Whitebox vs. Blackbox Testing

Many blog posts on testing belabor the need for “pure functions” that will always return the save value given the same inputs and never have any side effects. While this is nice to have, it is rarely achievable in real code bases that need to do IO operations or deal with third-party APIs. Even when it is technically achievable, it can be impractical. Instead, developers should aim for “blackbox” testing based entirely on inputs when possible, and “whitebox” testing, which “peeks” into the implementation, when it is not.

Blackbox Testing

The “gold standard” of testing is “blackbox testing”, where code can be treated as a “blackbox” that you send inputs into and it returns outputs. Here is a very simple example of a blackbox test:

class MyClass {
    public static int add(int x, int y) {
        return x + y;
    }
}

class MyClassTest {
    @Test
    void testAdd() {
        assertEquals(4, MyClass.add(2,2))
    }
}

Here, the add method will always return the same output for a given set of inputs. It doesn’t have any side effects, and will not throw an exception because it cannot reach the internet, for example.

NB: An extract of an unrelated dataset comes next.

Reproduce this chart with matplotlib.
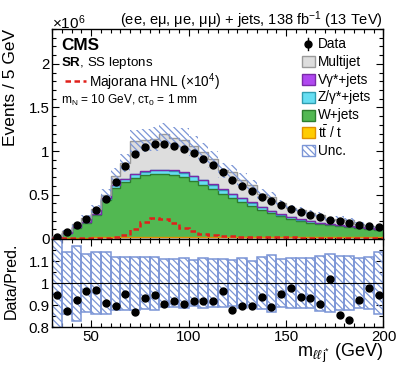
import numpy as np
import matplotlib
matplotlib.use("Agg")
import matplotlib.pyplot as plt
from matplotlib.patches import Rectangle
from matplotlib.lines import Line2D
from matplotlib.ticker import MultipleLocator, FixedLocator

plt.rcParams['font.family'] = ['Liberation Sans', 'DejaVu Sans']
plt.rcParams['mathtext.fontset'] = 'custom'
plt.rcParams['mathtext.rm'] = 'Liberation Sans'
plt.rcParams['mathtext.it'] = 'Liberation Sans:italic'
plt.rcParams['mathtext.bf'] = 'Liberation Sans:bold'
plt.rcParams['hatch.linewidth'] = 0.9

# ---------------- data (events in units of 1e6) ----------------
mass_edges = list(range(30, 205, 5))
data_vals = [0.018, 0.069, 0.149, 0.225, 0.324, 0.454, 0.645, 0.824, 0.966, 1.046,
             1.077, 1.084, 1.057, 1.023, 0.973, 0.906, 0.834, 0.754, 0.668, 0.601,
             0.542, 0.477, 0.423, 0.380, 0.336, 0.300, 0.267, 0.238, 0.210, 0.192,
             0.175, 0.154, 0.137, 0.123]
ttbar = [0.001, 0.002, 0.004, 0.006, 0.008, 0.010, 0.012, 0.014, 0.016, 0.017,
         0.018, 0.018, 0.018, 0.018, 0.018, 0.017, 0.017, 0.016, 0.016, 0.015,
         0.015, 0.014, 0.014, 0.013, 0.013, 0.012, 0.012, 0.011, 0.011, 0.010,
         0.010, 0.009, 0.009, 0.008]
wjets = [0.011, 0.053, 0.114, 0.172, 0.254, 0.430, 0.568, 0.636, 0.679, 0.703,
         0.717, 0.717, 0.707, 0.682, 0.640, 0.593, 0.543, 0.489, 0.444, 0.400,
         0.355, 0.311, 0.269, 0.237, 0.209, 0.186, 0.167, 0.153, 0.138, 0.127,
         0.116, 0.108, 0.098, 0.089]
zjets = [0.001, 0.003, 0.005, 0.007, 0.010, 0.015, 0.025, 0.030, 0.037, 0.043,
         0.045, 0.046, 0.047, 0.050, 0.052, 0.055, 0.055, 0.052, 0.048, 0.042,
         0.036, 0.030, 0.025, 0.021, 0.018, 0.015, 0.013, 0.011, 0.010, 0.009,
         0.008, 0.007, 0.006, 0.005]
vgamma = [0.000, 0.001, 0.001, 0.002, 0.002, 0.003, 0.004, 0.004, 0.005, 0.005,
          0.005, 0.005, 0.005, 0.005, 0.005, 0.005, 0.005, 0.004, 0.004, 0.004,
          0.004, 0.003, 0.003, 0.003, 0.003, 0.003, 0.002, 0.002, 0.002, 0.002,
          0.002, 0.002, 0.002, 0.002]
multijet = [0.006, 0.020, 0.037, 0.046, 0.061, 0.041, 0.110, 0.183, 0.373, 0.354,
            0.352, 0.409, 0.371, 0.375, 0.343, 0.314, 0.287, 0.220, 0.248, 0.211,
            0.196, 0.151, 0.163, 0.125, 0.101, 0.104, 0.092, 0.086, 0.045, 0.077,
            0.074, 0.041, 0.025, 0.026]
hnl_x1e4 = [0.003, 0.004, 0.005, 0.005, 0.006, 0.007, 0.012, 0.038, 0.103, 0.190,
            0.229, 0.221, 0.172, 0.115, 0.080, 0.052, 0.036, 0.027, 0.020, 0.016,
            0.013, 0.011, 0.010, 0.009, 0.008, 0.007, 0.007, 0.006, 0.006, 0.005,
            0.005, 0.005, 0.004, 0.004]
rel_unc = [0.25, 0.14, 0.17, 0.13, 0.14, 0.14, 0.12, 0.12, 0.12, 0.117,
           0.12, 0.11, 0.11, 0.115, 0.105, 0.112, 0.109, 0.109, 0.106, 0.115,
           0.101, 0.117, 0.129, 0.109, 0.114, 0.115, 0.115, 0.125, 0.133, 0.121,
           0.121, 0.114, 0.117, 0.139]

edges = np.array(mass_edges, dtype=float)
centers = 0.5 * (edges[1:] + edges[:-1])
widths = np.diff(edges)
data = np.array(data_vals)
comps = [
    (np.array(ttbar), '#ffcc00', '#e09000', r'$\mathrm{t\bar{t}}$ / t'),
    (np.array(wjets), '#52b852', '#2e7d2e', 'W+jets'),
    (np.array(zjets), '#66def2', '#2f9db0', 'Z/γ*+jets'),
    (np.array(vgamma), '#b048f0', '#7a2aa8', 'Vγ*+jets'),
    (np.array(multijet), '#dddddd', '#9a9a9a', 'Multijet'),
]
total = sum(c[0] for c in comps)
unc = np.array(rel_unc)
hatch_col = '#7b95d6'
hatch = '\\\\\\\\\\'

W, H = 399, 368
fig = plt.figure(figsize=(W / 100, H / 100), dpi=100)
ax = fig.add_axes([0.131, 0.3505, 0.830, 0.5705])
rax = fig.add_axes([0.131, 0.111, 0.830, 0.2395], sharex=ax)

# stack
base = np.zeros_like(total)
for vals, fc, ec, lab in comps:
    top = base + vals
    ax.stairs(top, edges, baseline=base, fill=True, color=fc, lw=0, zorder=2)
    ax.stairs(top, edges, baseline=None, color=ec, lw=1.0, zorder=3)
    base = top

# uncertainty band
ax.bar(centers, 2 * unc * total, bottom=total * (1 - unc), width=widths,
       facecolor='none', edgecolor=hatch_col, hatch=hatch, lw=0, zorder=4)

# signal
ax.stairs(np.array(hnl_x1e4), edges, baseline=None, color='#e0201b', lw=1.8,
          ls=(0, (2.2, 1.4)), zorder=5)

# data
ax.errorbar(centers, data, yerr=np.zeros_like(data), fmt='o', color='k',
            ms=5, lw=1.0, zorder=6)

ax.set_xlim(30, 200)
ax.set_ylim(-0.01, 2.4)
ax.yaxis.set_major_locator(FixedLocator([0, 0.5, 1, 1.5, 2]))
ax.yaxis.set_minor_locator(MultipleLocator(0.1))
ax.set_yticklabels(['0', '0.5', '1', '1.5', '2'])
ax.xaxis.set_major_locator(MultipleLocator(50))
ax.xaxis.set_minor_locator(MultipleLocator(5))
plt.setp(ax.get_xticklabels(), visible=False)

# ratio
ratio = data / total
rax.bar(centers, 2 * unc, bottom=1 - unc, width=widths, facecolor='none',
        edgecolor=hatch_col, hatch=hatch, lw=1.1, zorder=2)
rax.axhline(1.0, color='k', lw=0.8, zorder=3)
rax.errorbar(centers, ratio, yerr=np.zeros_like(ratio), fmt='o', color='k',
             ms=5, lw=1.0, zorder=4)
rax.set_ylim(0.8, 1.2)
rax.yaxis.set_major_locator(FixedLocator([0.8, 0.9, 1.0, 1.1]))
rax.set_yticklabels(['0.8', '0.9', '1', '1.1'])
rax.yaxis.set_minor_locator(MultipleLocator(0.05))
rax.set_xlim(30, 200)

for a in (ax, rax):
    a.tick_params(which='both', direction='in', top=True, right=True,
                  labelsize=10.8, width=0.8)
    a.tick_params(which='major', length=5, pad=2)
    a.tick_params(which='minor', length=2.8)
    for s in a.spines.values():
        s.set_linewidth(1.0)

# manual legend (figure pixel coordinates)
def fx(px):
    return px / W

def fy(py):
    return 1 - py / H

leg_rows = [('Data', None, None, False)]
for vals, fc, ec, lab in reversed(comps):
    leg_rows.append((lab, fc, ec, False))
leg_rows.append(('Unc.', 'white', hatch_col, True))
row_y0, row_dy = 44, 17.8
for i, (lab, fc, ec, hatched) in enumerate(leg_rows):
    yc = row_y0 + i * row_dy
    if fc is None:
        fig.add_artist(Line2D([fx(308), fx(308)], [fy(yc - 6), fy(yc + 6)],
                              transform=fig.transFigure, color='k', lw=1.0))
        fig.add_artist(Line2D([fx(308)], [fy(yc)], transform=fig.transFigure,
                              marker='o', ms=5, color='k', lw=0))
    else:
        fig.add_artist(Rectangle((fx(302), fy(yc + 5.5)), fx(13), 11 / H,
                                 transform=fig.transFigure, facecolor=fc,
                                 edgecolor=ec, lw=1.0,
                                 hatch=hatch if hatched else None))
    fig.text(fx(318), fy(yc), lab, ha='left', va='center', fontsize=9.8)

# texts
fig.text(fx(383), fy(20), r'(ee, eμ, μe, μμ) + jets, 138 fb$^{-1}$ (13 TeV)',
         ha='right', va='center', fontsize=10.5)
fig.text(fx(52), fy(23), r'$\times10^{6}$', ha='left', va='center', fontsize=11)
fig.text(fx(61), fy(45), 'CMS', ha='left', va='center', fontsize=12.3,
         fontweight='bold')
fig.text(fx(61), fy(63), r'$\mathbf{SR}$, SS leptons', ha='left', va='center',
         fontsize=9.6)
fig.add_artist(Line2D([fx(65), fx(86)], [fy(81), fy(81)],
                      transform=fig.transFigure, color='#e0201b', lw=1.8,
                      ls=(0, (2.2, 1.4))))
fig.text(fx(89), fy(82), r'Majorana HNL ($\times10^{4}$)', ha='left',
         va='center', fontsize=9.8)
fig.text(fx(61), fy(100), r'm$_{\mathrm{N}}$ = 10 GeV, cτ$_{0}$ = 1 mm',
         ha='left', va='center', fontsize=8.6)

fig.text(fx(11), fy(29), 'Events / 5 GeV', rotation=90, ha='center', va='top',
         fontsize=12.5)
fig.text(fx(11), fy(281), 'Data/Pred.', rotation=90, ha='center', va='center',
         fontsize=11.5)
fig.text(fx(383), fy(353), r'm$_{ℓℓ\,\mathrm{j}^{*}}$ (GeV)', ha='right',
         va='center', fontsize=13)

fig.savefig('out.png', dpi=100)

While this is a good ideal, it tends not to be very practical for “real” applications. Let me provide some examples so you can understand what the issues are:

Problem 1: Third Party Methods/APIs

import com.vendor.library.Vendor

class MyClass { 
    private Vendor v;

    public MyClass(Vendor v) {
        this.v = v;
    }

    public String myMethod(int x) {
        if (x == 1) {
            return "Hello";
        } else {
            Vendor v = new Vendor();
            return v.vendorMethod(x);
        }
    }
}

You could cover this case by checking what the value returned by vendorMethod is for each value of x, update them when the third party API changes, and write a bunch of tests that don’t really have anything to do with the code that you wrote. If vendorMethod is a utility method that runs entirely locally and is stable, that is a practical option; however, if vendorMethod is making an HTTP call or something, then perhaps it might be a good idea to mock it out and only test code that you wrote. Unfortunately, this breaks the blackbox philosophy.

If you wanted to keep it as a blackbox, you could write an interface and a wrapper for the VendorClass that implements it as well as a “test implementation” that you control, but if you do that you are doing the same exact thing as mocking, but with extra steps.

Problem 2: Error States

Another issue with blackbox testing is testing error states that occur from IO or are not directly related to input.

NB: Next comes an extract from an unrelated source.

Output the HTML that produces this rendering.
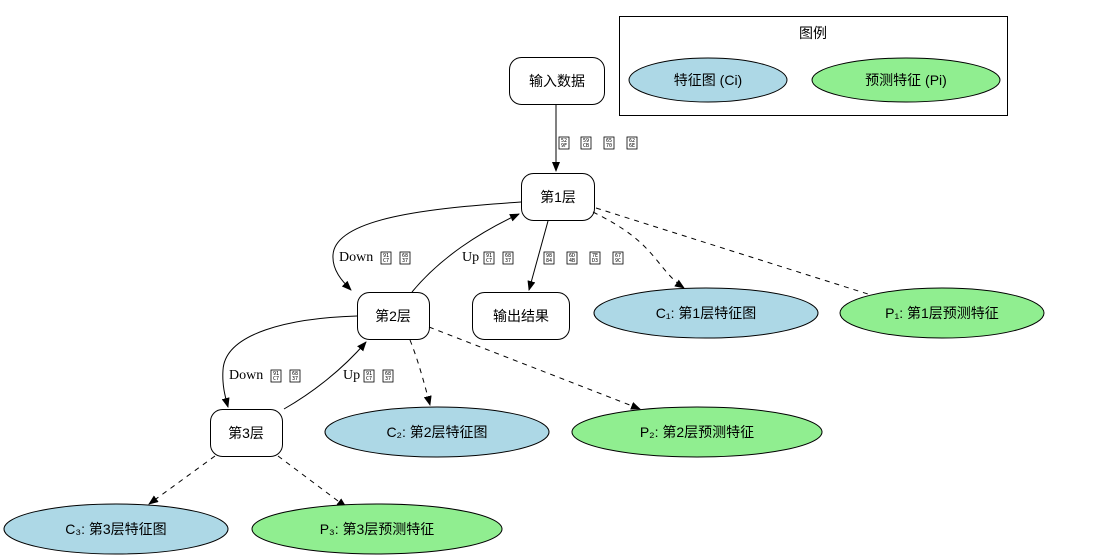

public String myMethod(String url) {
    try {
        return webApi.getData(url);
    } catch (HttpException e) {
        log.error("An error occurred", e)
        return "";
    }
}

How are you going to trigger an HttpException? Without mocking, it would be a pain. You could, again, create a test implementation for you webApi and force it throw an exception, but that is equivalent to mocking and requires considerably more effort.

Whitebox Testing

The common refrain to these issues is refactor your application to make everything “pure”. For most applications that need to communicate with the file system, a database, or the web this is completely impractical advice. You can “isolate” the impurity by wrapping all IO calls in a utility class, but for large applications this often can mean a lot of boilerplate code that is basically duplicating the interface of an existing module. Also, if you are dealing with a legacy application that has a huge number of existing impure methods, you can spend literally years of developer time to refactor code with no practical value beyond “testability”. Instead, I would advocate whitebox testing in those cases to isolate the bits of code that you actually want to test. Whitebox testing does assume some knowledge of how the method works, but it also allows you to isolate exactly the code flows you want to test.

Going back to the vendor example and using the Mockito library to mock out the vendor methods:

import com.vendor.library.Vendor

class MyClass { 
    private Vendor v;

    public MyClass(Vendor v) {
        this.v = v;
    }
    
    public String myMethod(int x) {
        if (x == 1) {
            return "Hello";
        } else {
            Vendor v = new Vendor();
            return v.vendorMethod(x);
        }
    }
}

@ExtendWith(MockitoExtension.class)
class MyClassTest {
    @InjectMocks
    MyClass myClass;

    @Mock
    Vendor v;

    @Test
    void returnsHelloWhenXIsOne() {
        assertEquals("Hello", myClass.myMethod(1));
    }

    @Test
    void returnsVendorStringWhenXIsNotOne() {
        when(v.vendorMethod(2)).thenReturn("vendor string");
        assertEquals("vendor string", myClass.myMethod(2));
    }
}

Some will dismiss this as beating the code into shape and then testing that it takes that shape, but I think that this is sort of the essence of unit testing. Unlike integration tests, in unit test you want to check that a particular unit of code is doing what you want, irrespective of other units. To do that you need to check each branching pathway. If you can’t control the flow, you cannot do that.

That being said, if you find yourself mocking out methods that you wrote, non-IO methods, or “normal” execution (e.g. non-error states), then perhaps a refactor is in order to make your code more “pure”. Whitebox testing should be used sparingly and in places where it makes sense. Over-utilizing whitebox testing can make tests fragile, as a change to implementation may require changes to tests.